After the fourth edition, focused on the core idea of Human Nature, the Festival “La Filosofia, il Castello e la Torre – Ischia and Naples International Festival of Philosophy” aims to question philosophy, science, and religion about a theme whose significance transcends cultures, disciplines, perceptions, and historical periods and cannot be confined to any one field of knowledge: namely, that of God.
Most cultures understand God as a means to bring people together, but also as a means to separate them. God can also be seen as a crossing space, a potential movement from one to the other or to differences, or even as the immanent fact of the world itself. Putting these and other ideas of God in conversation with one another thus creates an opportunity to consider polytheism as more than just a way of refuting the logics and effects of monotheism. The acknowledgement of polytheism is also an opportunity for cross-cultural dialogue in the global era. By thinking about Gods in the plural, we can also think about what binds traditions, Eastern and Western, without de-emphasizing the differences between them, insofar as we cannot begin to think about what is shared without tending to what remains different. This is one reason that the question of God today demands a distinctly philosophical response: it depends on our ability to rethink the relation between the absolute and the particular in new and more flexible ways.
Even in traditional practices of faith, God means dialogue and a relationship to the self; he shows himself to believers through words, prays, confessions and conversions. One who holds a dialogue with himself is, in a certain way, crossing his own interior spiritual space to reach the other, converting his own path into the path of the other. This implies the risk that God can be understood as an ego-projection that leads to a border-dimension of being by means of fear and hope. In such a perspective, Gods can represent a limit to human being itself even if we embrace him as an absolute reality or an expression of self-overcoming Oneness.
It is also true that in our minds God can find his own space as an Idea. As a result, rationality, whose aim is to find a plausible dimension for God as a concept, lives a crisis, producing and living itself as a constant dichotomy between faith and rationality. On this speculative terrain, thinking of God turns into a radical paradox of truth, demanding that we question the fundamental absolute he serves to represent (referring to Nietzsche’s idea of the Death of God).
On the soil of the XXI Century, God, or the concept of God, seems to fight constantly against this end, reasserting itself amid the feeling of abandon that humans now experience again. God instates a new Fall for humans that can also inspire a new attitude, a human disposition to rethink a different divine projection. The question is whether it is possible or even plausible to modify this relationship God-Human, so often meant as a vertical one, into a Human-Human one, meant as an horizontal one. This new relation to God could instead focus attention on a concept of sacrifice that prompts, from a religious or secular perspective, a renunciation of the self and an opening to the other. Can men sacrifice themselves to and for others? This is a crucial question.
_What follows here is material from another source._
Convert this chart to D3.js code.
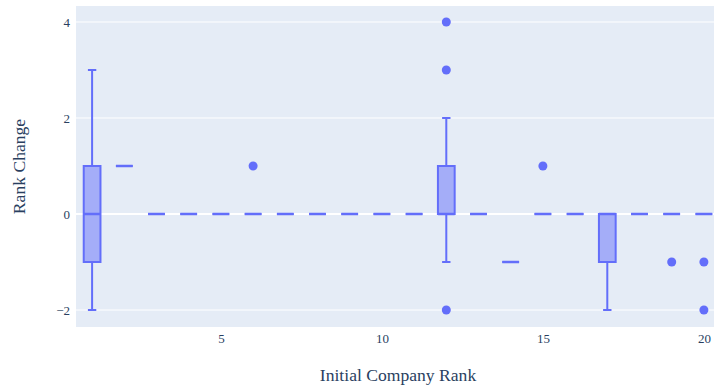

Religions are asked to reshape the human-God bond in order to overcome human conflicts, even if it’s clear that some religions use their claims on the stronghold of faith and truth, among other things, to cement their superiority and authority. But in a globalized world, this bond is more than ever dividing people, communities, nations, so we cannot think of different religions in isolation from each other. They must constantly engage in dialogue to support the relationship to an Other that God as an idea represents—whether as freedom for the other, or as a pure relationship with an absolute that implies a social, a cultural and a political dimension at once. This challenge—and the broader challenge of exploring a different relationship to either God or the idea of God—will be the fundamental focus of this edition of the festival.
What does God really represent—whether we consider the latter to be an entity, an idea, an absolute concept—in a globalized society that needs and often finds hope in technology and the sciences, a society that lives with an obsession of being constantly everywhere and transcending all distances?
Is God himself absent?
Does God represent a primordial needy for a relationship to the other?
Can humans really doubt the existence of God without simultaneously claiming the mantel of the absolute—and thus undercutting that doubt from the start?
Philosophy has the duty to shape new ways of thinking and has the ethical task to put the sciences, art and religion in a productive debate, where listening to the other must be a crucial focus. It is this duty we aim to fulfil above all.